Tom becomes a hero, and that is bad news. Tom cannot afford to be a hero with his face appearing in newspapers all over, especially Philadelphia.

Presently Carl Fogarty (Ed Harris) shows up at Tom’s diner with a henchman. Carl recognizes Tom as Joey Cusack. The two have a history. In their most recent encounter Joey messed up Carl’s face, and more.

Meanwhile, Tom’s son Jack (Ashton Holmes) is experiencing life changes of his own. A bully, Bobby Singer (Kyle Schmid), who has been bearing down on Jack since near the beginning of the movie overplays his own hand. He pushes Jack too hard in the hall  at school and insults Jack’s girl friend, Judy Danvers (Sumela Kay). Jack stomps Bobby’s buddy and puts Bobby in the hospital. Tom doesn’t think that’s a good idea, and he strongly remonstrates Jack. It gets physical.

Carl and two henchmen show up at Tom’s house with the intent of taking Tom/Joey away with them—likely not a round trip. Tom resists, putting the two henchmen down for the count. When Carl prepares to shoot Tom, Jack comes up from behind and blows Carl away with a shotgun blast. A history of violence seems to run in the family.

Tom and his lovely wife Edie have had an intense and highly sexual relationship, but it begins to fall apart as Edie becomes aware of Tom’s double life. Tom figures he needs to  settle things for good and drives to Philadelphia to confront his nemesis, his brother Richie Cusack (William Hurt). Joey previously trashed a well-placed mobster (read “made-man”), and this has crippled Richie’s future in the mob. The only way Richie can fix the matter is to have Joey killed, and he sets a killer with a garrote on him. But Joey defeats the killer and Richie’s other henchman. He finally confronts Richie and puts a bullet in Richie’s head without hesitation.

Tom returns to  his home in Indiana, where his daughter Sarah (Heidi Hayes) sets a place for him at the dinner table.

Yes, this is a good action movie. In addition to Jack’s tussle at school, there are three gunfights, and Tom wins two. He loses the second one, involving Carl, but Jack saves the day with his friendly shotgun. And that’s a bit much. On three separate occasions Tom turns the tables against overwhelming odds and receives minor injuries. This kind of stuff is legendary, for a reason. It does not happen in real life.

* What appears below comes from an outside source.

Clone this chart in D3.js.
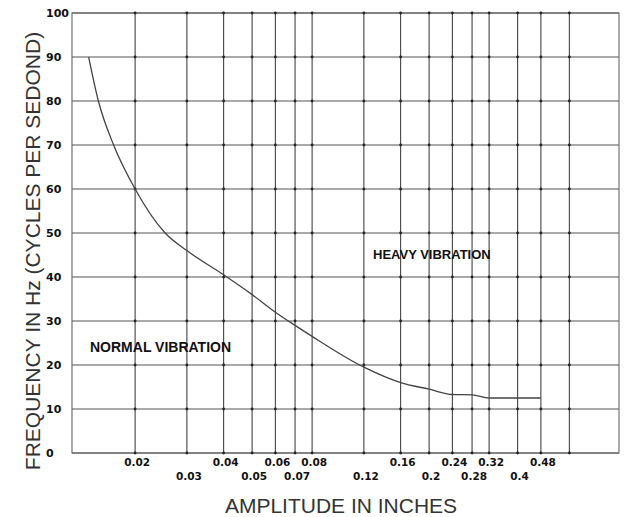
<!DOCTYPE html>
<html lang="en">
	<head>
		<meta charset="utf-8">
		<title>Vibration severity: frequency vs amplitude</title>
		<script type="text/javascript" src="https://d3js.org/d3.v7.min.js"></script>
		<style>
			body { margin: 0; background: #fff; }
		</style>
	</head>
	<body>
		<script type="text/javascript">

			//Width and height
			var w = 628;
			var h = 517;

			//Amplitude gridlines (inches), first row / second row of labels
			var ampRow1 = [0.02, 0.04, 0.06, 0.08, 0.16, 0.24, 0.32, 0.48];
			var ampRow2 = [0.03, 0.05, 0.07, 0.12, 0.2, 0.28, 0.4];
			var ampExtra = [0.6];

			//Frequency gridlines (Hz)
			var freqTicks = [0, 10, 20, 30, 40, 50, 60, 70, 80, 90, 100];

			//Boundary curve between normal and heavy vibration
			var curveAmp  = [0.0139, 0.015, 0.0169, 0.02, 0.0253, 0.03, 0.04, 0.05, 0.06, 0.07, 0.08, 0.12, 0.16, 0.2, 0.24, 0.28, 0.32, 0.4, 0.48];
			var curveFreq = [90, 80, 70, 60, 50, 46, 40.5, 36, 32, 29, 26.5, 19.5, 16, 14.5, 13.3, 13.2, 12.5, 12.5, 12.5];

			var margin = {left: 72, right: 9, top: 13, bottom: 64};

			//Scales
			var x = d3.scaleLog()
						.domain([0.0122, 0.885])
						.range([margin.left, w - margin.right]);

			var y = d3.scaleLinear()
						.domain([0, 100])
						.range([h - margin.bottom, margin.top]);

			var svg = d3.select("body")
						.append("svg")
						.attr("width", w)
						.attr("height", h);

			var allAmp = ampRow1.concat(ampRow2).concat(ampExtra).sort(d3.ascending);

			//Horizontal gridlines
			svg.append("g")
				.selectAll("line")
				.data(freqTicks)
				.enter()
				.append("line")
				.attr("x1", x.range()[0])
				.attr("x2", x.range()[1])
				.attr("y1", function(d) { return y(d); })
				.attr("y2", function(d) { return y(d); })
				.attr("stroke", "#555")
				.attr("stroke-width", 1.1);

			//Vertical gridlines
			svg.append("g")
				.selectAll("line")
				.data(allAmp)
				.enter()
				.append("line")
				.attr("x1", function(d) { return x(d); })
				.attr("x2", function(d) { return x(d); })
				.attr("y1", y(0))
				.attr("y2", y(100))
				.attr("stroke", "#444")
				.attr("stroke-width", 1.1);

			//Frame
			svg.append("rect")
				.attr("x", x.range()[0])
				.attr("y", y(100))
				.attr("width", x.range()[1] - x.range()[0])
				.attr("height", y(0) - y(100))
				.attr("fill", "none")
				.attr("stroke", "#666")
				.attr("stroke-width", 1.1);

			//Dots where the grid crosses
			var crossings = [];
			allAmp.forEach(function(a) {
				freqTicks.forEach(function(f) { crossings.push([a, f]); });
			});
			svg.append("g")
				.selectAll("circle")
				.data(crossings)
				.enter()
				.append("circle")
				.attr("cx", function(d) { return x(d[0]); })
				.attr("cy", function(d) { return y(d[1]); })
				.attr("r", 1.4)
				.attr("fill", "#222");

			//Boundary curve
			var line = d3.line()
						.x(function(d) { return x(d[0]); })
						.y(function(d) { return y(d[1]); })
						.curve(d3.curveMonotoneX);

			svg.append("path")
				.datum(d3.zip(curveAmp, curveFreq))
				.attr("d", line)
				.attr("fill", "none")
				.attr("stroke", "#444")
				.attr("stroke-width", 1.3);

			//Y tick labels
			svg.append("g")
				.selectAll("text")
				.data(freqTicks)
				.enter()
				.append("text")
				.attr("x", 46)
				.attr("y", function(d) { return y(d); })
				.attr("dy", "0.36em")
				.style("font-family", "DejaVu Sans")
				.style("font-weight", "bold")
				.style("font-size", "11px")
				.style("fill", "#111")
				.text(function(d) { return d; });

			//X tick labels, two staggered rows
			function xLabels(data, baseline) {
				svg.append("g")
					.selectAll("text")
					.data(data)
					.enter()
					.append("text")
					.attr("x", function(d) { return x(d) + 2; })
					.attr("y", baseline)
					.attr("text-anchor", "middle")
					.style("font-family", "DejaVu Sans")
					.style("font-weight", "bold")
					.style("font-size", "10.5px")
					.style("fill", "#111")
					.text(function(d) { return d3.format(".2f")(d).replace(/0$/, d === 0.2 || d === 0.4 ? "" : "0"); });
			}
			xLabels(ampRow1, 466);
			xLabels(ampRow2, 480);

			//Region labels
			svg.append("text")
				.attr("x", 90)
				.attr("y", 352)
				.style("font-family", "Liberation Sans")
				.style("font-weight", "bold")
				.style("font-size", "14px")
				.style("fill", "#111")
				.text("NORMAL VIBRATION");

			svg.append("text")
				.attr("x", 373)
				.attr("y", 259)
				.style("font-family", "Liberation Sans")
				.style("font-weight", "bold")
				.style("font-size", "13px")
				.style("fill", "#111")
				.text("HEAVY VIBRATION");

			//Axis titles
			svg.append("text")
				.attr("x", 341)
				.attr("y", 513)
				.attr("text-anchor", "middle")
				.style("font-family", "Liberation Sans")
				.style("font-size", "21px")
				.style("fill", "#333")
				.text("AMPLITUDE IN INCHES");

			svg.append("text")
				.attr("transform", "translate(40,251) rotate(-90)")
				.attr("text-anchor", "middle")
				.style("font-family", "Liberation Sans")
				.style("font-size", "21px")
				.style("fill", "#333")
				.text("FREQUENCY IN Hz (CYCLES PER SEDOND)");

		</script>
	</body>
</html>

The opening scene is puzzling, as well. Leland and Billy have obviously spent the night in the hotel. Billy waits outside while Leland goes inside, presumably to rob and kill the manager. He kills the maid, as well. We hear no gunshots. His pistol does not have a silencer. We later learn he has a knife (in the diner). He must have knifed the two. That way other motel tenants don’t become curious. But Billy shoots the little girl with his pistol, making a lot of noise. Apparently they drive away unmolested.

There are any number of ways Leland and Billy could have been caught off guard by random people coming and going. Presumably they kill all witnesses, but why. They leave a trail of identity as they make their way cross-country. So, why kill witnesses? Makes for extra drama.

William Hurt appeared in a number of interesting productions, but I have only seen The Accidental Tourist, where he plays a travel writer with a dysfunctional family. Haven’t been able to catch this on the tube.

We remember Ed Harris from a number of notable works. He was John Glenn in The Right Stuff, Kristof in The Truman Show, and the German sniper in Enemy at the Gates.